Without the pictures, retype exactly the lines from the top of the entries below through the line that contains "(t3) at (908,20)".
------ Input material
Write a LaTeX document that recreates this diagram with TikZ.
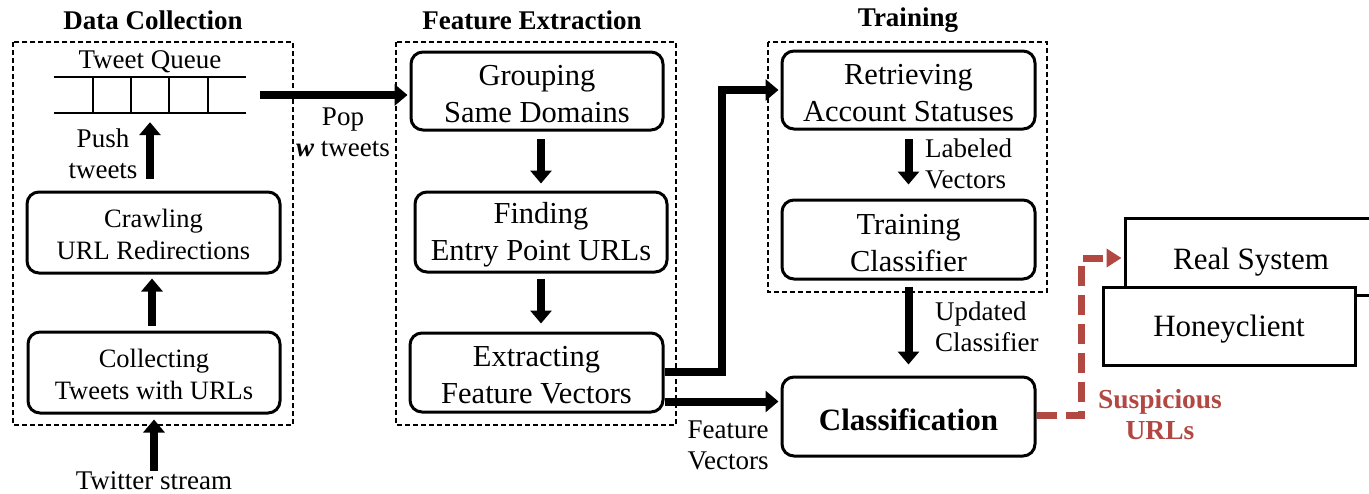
\documentclass[tikz,border=0pt]{standalone}
\usepackage{fontspec}
\setmainfont{Liberation Serif}
\usetikzlibrary{arrows.meta}
\definecolor{susred}{RGB}{178,72,66}
\begin{document}
\begin{tikzpicture}[x=1pt,y=-1pt,
  box/.style={draw, line width=3pt, rounded corners=12pt, inner sep=0pt},
  btxt/.style={align=center, inner sep=0pt, font=\fontsize{30.5}{37}\selectfont},
  stxt/.style={align=center, inner sep=0pt, font=\fontsize{26.5}{32}\selectfont},
  sqbox/.style={draw, line width=3pt, fill=white, inner sep=0pt, minimum width=252pt},
  grpbox/.style={draw, line width=1.4pt, dash pattern=on 5pt off 3pt},
  title/.style={inner sep=0pt, font=\fontsize{27}{32}\selectfont\bfseries},
  lab/.style={align=center, inner sep=0pt, font=\fontsize{27}{31}\selectfont},
  arr/.style={line width=8pt, -{Triangle[width=21pt,length=13pt]}},
  redarr/.style={draw=susred, line width=7pt, dash pattern=on 20pt off 9pt, -{Triangle[width=18pt,length=15pt]}, susred}
]
\clip (0,0) rectangle (1369,493);

% group frames
\draw[grpbox] (13,42) rectangle (293,425);
\draw[grpbox] (396,42) rectangle (676,425);
\draw[grpbox] (768,42) rectangle (1047,292);
\node[title] (t1) at (153,20) {Data Collection};
\node[title] (t2) at (532,20) {Feature Extraction};
\node[title] (t3) at (908,20) {Training};

% tweet queue
\node[lab] (tq) at (150,62) {Tweet Queue};
\node[minimum width=192pt, minimum height=36pt, inner sep=0pt] (queue) at (150,95) {};
\draw[line width=1.8pt] (queue.north west) -- (queue.north east);
\draw[line width=1.8pt] (queue.south west) -- (queue.south east);
\foreach \x in {93,131,169,208} \draw[line width=1.8pt] (\x,77) -- (\x,113);

% data collection boxes
\node[box, minimum width=253pt, minimum height=81pt] (crawl) at (153.5,232.5) {};
\node[stxt] (crawlT) at ([yshift=-2pt]crawl.center) {Crawling\\URL Redirections};
\node[box, minimum width=252pt, minimum height=81pt] (collect) at (154,372.5) {};
\node[stxt] (collectT) at ([yshift=-1.5pt]collect.center) {Collecting\\Tweets with URLs};
\node[lab] (tw) at (154,481) {Twitter stream};
\node[lab] (push) at (103,154) {Push\\tweets};

% feature extraction boxes
\node[box, minimum width=252pt, minimum height=78pt] (group) at (537,91) {};
\node[btxt] (groupT) at ([yshift=-3.5pt]group.center) {Grouping\\Same Domains};
\node[box, minimum width=252pt, minimum height=80pt] (find) at (541,232) {};
\node[btxt] (findT) at ([yshift=-3pt]find.center) {Finding\\Entry Point URLs};
\node[box, minimum width=253pt, minimum height=79pt] (extract) at (536.5,372.5) {};
\node[btxt] (extractT) at ([yshift=-3pt]extract.center) {Extracting\\Feature Vectors};
\node[lab] (pop) at (343,132) {Pop\\{\bfseries\itshape w} tweets};

% training boxes
\node[box, minimum width=253pt, minimum height=78pt] (retrieve) at (908.5,90) {};
\node[btxt] (retrieveT) at ([yshift=-3.5pt]retrieve.center) {Retrieving\\Account Statuses};
\node[box, minimum width=253pt, minimum height=79pt] (trainc) at (908.5,239.5) {};
\node[btxt] (traincT) at ([yshift=-3.5pt]trainc.center) {Training\\Classifier};
\node[box, minimum width=253pt, minimum height=79pt] (classif) at (908.5,416.5) {};
\node[btxt, font=\fontsize{31}{35}\selectfont\bfseries] (classifT) at ([yshift=-3pt]classif.center) {Classification};
\node[lab, align=left, anchor=west] (labv) at (925,164) {Labeled\\Vectors};
\node[lab, align=left, anchor=west] (updc) at (935,327) {Updated\\Classifier};
\node[lab] (fvec) at (728,445) {Feature\\Vectors};

% real system / honeyclient
\node[sqbox, minimum height=77pt] (realsys) at (1251,256.5) {};
\node[btxt, font=\fontsize{31}{35}\selectfont] (realsysT) at ([yshift=-5.5pt]realsys.center) {Real System};
\node[sqbox, minimum height=78pt] (honey) at (1229,326) {};
\node[btxt, font=\fontsize{31}{35}\selectfont] (honeyT) at ([yshift=-3pt]honey.center) {Honeyclient};
\node[lab, font=\fontsize{27.5}{31}\selectfont\bfseries, text=susred] (susp) at (1160,415) {Suspicious\\URLs};

% arrows
\draw[arr, shorten <=12pt, shorten >=9pt] (crawl.north -| queue.south) -- (queue.south);
\draw[arr, shorten <=5pt, shorten >=4pt] (collect.north -| 152,0) -- (crawl.south -| 152,0);
\draw[arr, shorten <=1pt, shorten >=5pt] (tw.north) -- (collect.south);
\draw[arr, shorten <=14pt, shorten >=2pt] (queue.east) -- (queue.east -| group.west);
\draw[arr, shorten <=7pt, shorten >=7pt] (find.north |- group.south) -- (find.north);
\draw[arr, shorten <=5pt, shorten >=8pt] (find.south) -- (find.south |- extract.north);
\draw[arr, shorten >=2pt] ([yshift=1pt]extract.east) -| (722,90) -- (retrieve.west);
\draw[arr, shorten >=2pt] ([yshift=-29pt]extract.east) -- ([yshift=-29pt]extract.east -| classif.west);
\draw[arr, shorten <=8pt, shorten >=14pt] (retrieve.south) -- (trainc.north);
\draw[arr, shorten <=6pt, shorten >=11pt] (trainc.south) -- (classif.north);
\draw[redarr, shorten >=2pt] ([yshift=1.5pt]classif.east) -- ++(45,0) |- ([yshift=-1.5pt]realsys.west);
\end{tikzpicture}
\end{document}
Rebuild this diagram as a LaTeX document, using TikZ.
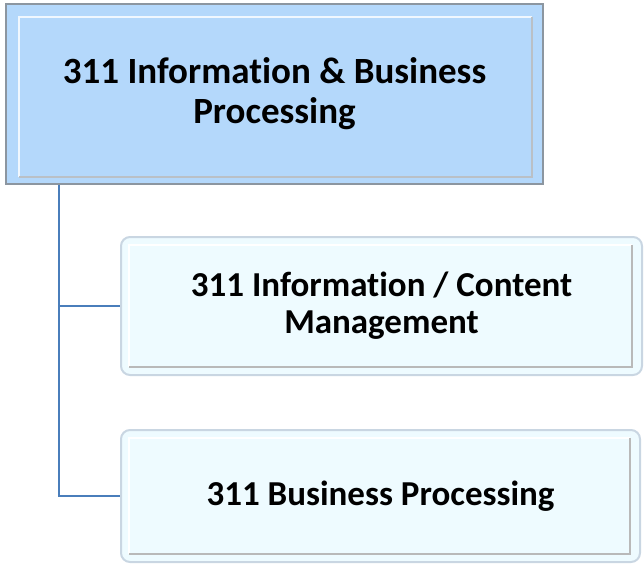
\documentclass[tikz,border=0pt]{standalone}
\usepackage{fontspec}
\setmainfont{Carlito}[Ligatures=NoCommon]
\usetikzlibrary{calc}
\definecolor{topblue}{HTML}{B4D8FB}
\definecolor{topedge}{HTML}{8C96A0}
\definecolor{childfill}{HTML}{EEFBFF}
\definecolor{childedge}{HTML}{C9D6E2}
\definecolor{linkblue}{HTML}{4A7EBB}
\tikzset{
  topbox/.style={draw=topedge,line width=1.5pt,fill=topblue,minimum width=537pt,minimum height=180pt,
    align=center,font=\fontsize{37}{40}\selectfont\bfseries},
  childbox/.style={draw=childedge,line width=2pt,fill=childfill,rounded corners=9pt,
    align=center,font=\fontsize{35}{37}\selectfont\bfseries},
  link/.style={draw=linkblue,line width=2pt}
}
\begin{document}
\begin{tikzpicture}[x=1pt,y=-1pt]
  \useasboundingbox (0,0) rectangle (644,564);
  % parent
  \node[topbox] (root) at (274.5,94) {311 Information \& Business\\Processing};
  \draw[white,line width=2pt,opacity=0.8] ($(root.south west)+(14,-8)$) -- ($(root.north west)+(14,14)$) -- ($(root.north east)+(-12,14)$);
  \draw[topedge!60,line width=2pt] ($(root.north east)+(-12,14)$) -- ($(root.south east)+(-12,-8)$) -- ($(root.south west)+(14,-8)$);
  % children
  \node[childbox,minimum width=521pt,minimum height=138pt] (info) at (381.5,306) {311 Information / Content\\Management};
  \node[childbox,minimum width=519pt,minimum height=132pt] (busi) at (380.5,496) {311 Business Processing};
  \foreach \n in {info,busi}{
    \draw[white,line width=2pt] ($(\n.south west)+(9,-9)$) -- ($(\n.north west)+(9,9)$) -- ($(\n.north east)+(-11,9)$);
    \draw[gray!55,line width=2pt] ($(\n.north east)+(-11,9)$) -- ($(\n.south east)+(-11,-9)$) -- ($(\n.south west)+(9,-9)$);
  }
  % connectors
  \coordinate (trunk) at ($(root.south west)+(54,0)$);
  \draw[link] (trunk) |- (info.west);
  \draw[link] (trunk) |- (busi.west);
\end{tikzpicture}
\end{document}
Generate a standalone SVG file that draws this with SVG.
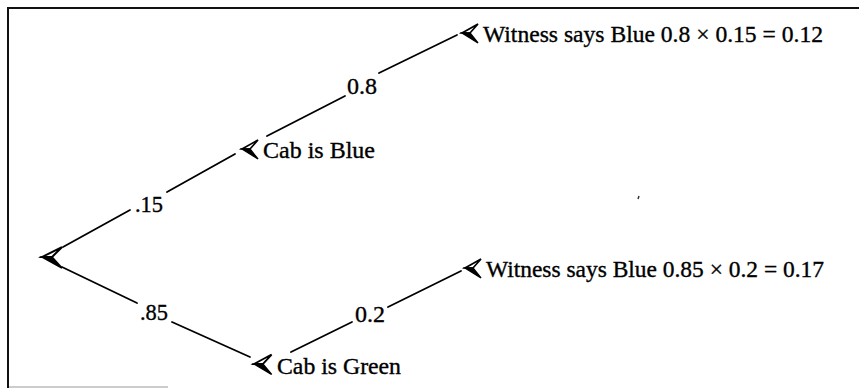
<svg xmlns="http://www.w3.org/2000/svg" xmlns:xlink="http://www.w3.org/1999/xlink" width="859" height="388" viewBox="0 0 859 388">
<style>
.t{font-family:"Liberation Serif","Times New Roman",serif;font-size:23px;fill:#000;stroke:#000;stroke-width:0.35}
.c{stroke:#000;stroke-width:1.8;fill:none;stroke-linecap:round}
</style>
<defs>
<g id="mk">
<path d="M0,0 L16,-9 L8,0 Z" fill="#fff" stroke="#000" stroke-width="1.7" stroke-linejoin="miter"/>
<path d="M0,0 L8,0 L16,10 Z" fill="#000" stroke="#000" stroke-width="1.4"/>
</g>
</defs>
<rect width="859" height="388" fill="#fff"/>
<g id="frame">
<line x1="7" y1="8" x2="859" y2="8" stroke="#111" stroke-width="2"/>
<line x1="8" y1="7" x2="8" y2="388" stroke="#111" stroke-width="2"/>
<line x1="9" y1="387" x2="168" y2="387" stroke="#bbb" stroke-width="1.5"/>
</g>
<g id="connectors">
<line class="c" x1="63" y1="247" x2="130" y2="210"/>
<line class="c" x1="167" y1="192" x2="235" y2="154"/>
<line class="c" x1="62" y1="267" x2="137" y2="303"/>
<line class="c" x1="172" y1="322" x2="250" y2="357"/>
<line class="c" x1="267" y1="136" x2="345" y2="96"/>
<line class="c" x1="379" y1="73" x2="457" y2="35"/>
<line class="c" x1="291" y1="352" x2="352" y2="322"/>
<line class="c" x1="388" y1="307" x2="461" y2="271"/>
<text class="t" x="135" y="212" textLength="28" lengthAdjust="spacingAndGlyphs">.15</text>
<text class="t" x="140" y="320" textLength="28" lengthAdjust="spacingAndGlyphs">.85</text>
<text class="t" x="347" y="94" textLength="30" lengthAdjust="spacingAndGlyphs">0.8</text>
<text class="t" x="355" y="322" textLength="30" lengthAdjust="spacingAndGlyphs">0.2</text>
</g>
<g id="root">
<use xlink:href="#mk" transform="translate(42,257) scale(1.25,1.1)"/>
</g>
<g id="cab-blue">
<use xlink:href="#mk" transform="translate(242,149)"/>
<text class="t" x="263" y="158" textLength="112" lengthAdjust="spacingAndGlyphs">Cab is Blue</text>
</g>
<g id="cab-green">
<use xlink:href="#mk" transform="translate(254,364) scale(1.1,1.05)"/>
<text class="t" x="277" y="374" textLength="124" lengthAdjust="spacingAndGlyphs">Cab is Green</text>
</g>
<g id="witness-1">
<use xlink:href="#mk" transform="translate(462,33)"/>
<text class="t" x="483" y="42" textLength="340" lengthAdjust="spacingAndGlyphs">Witness says Blue 0.8 × 0.15 = 0.12</text>
</g>
<g id="witness-2">
<use xlink:href="#mk" transform="translate(465,268)"/>
<text class="t" x="486" y="277" textLength="338" lengthAdjust="spacingAndGlyphs">Witness says Blue 0.85 × 0.2 = 0.17</text>
</g>
<line x1="639" y1="196" x2="638" y2="199" stroke="#333" stroke-width="1.5"/>
</svg>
------------
**Task output:**
Write a LaTeX document that recreates this diagram with TikZ.
\documentclass[tikz,border=0pt]{standalone}
\usepackage{fontspec}
\setmainfont{Liberation Serif}
\usetikzlibrary{arrows.meta}
\definecolor{susred}{RGB}{178,72,66}
\begin{document}
\begin{tikzpicture}[x=1pt,y=-1pt,
  box/.style={draw, line width=3pt, rounded corners=12pt, inner sep=0pt},
  btxt/.style={align=center, inner sep=0pt, font=\fontsize{30.5}{37}\selectfont},
  stxt/.style={align=center, inner sep=0pt, font=\fontsize{26.5}{32}\selectfont},
  sqbox/.style={draw, line width=3pt, fill=white, inner sep=0pt, minimum width=252pt},
  grpbox/.style={draw, line width=1.4pt, dash pattern=on 5pt off 3pt},
  title/.style={inner sep=0pt, font=\fontsize{27}{32}\selectfont\bfseries},
  lab/.style={align=center, inner sep=0pt, font=\fontsize{27}{31}\selectfont},
  arr/.style={line width=8pt, -{Triangle[width=21pt,length=13pt]}},
  redarr/.style={draw=susred, line width=7pt, dash pattern=on 20pt off 9pt, -{Triangle[width=18pt,length=15pt]}, susred}
]
\clip (0,0) rectangle (1369,493);

% group frames
\draw[grpbox] (13,42) rectangle (293,425);
\draw[grpbox] (396,42) rectangle (676,425);
\draw[grpbox] (768,42) rectangle (1047,292);
\node[title] (t1) at (153,20) {Data Collection};
\node[title] (t2) at (532,20) {Feature Extraction};
\node[title] (t3) at (908,20) {Training};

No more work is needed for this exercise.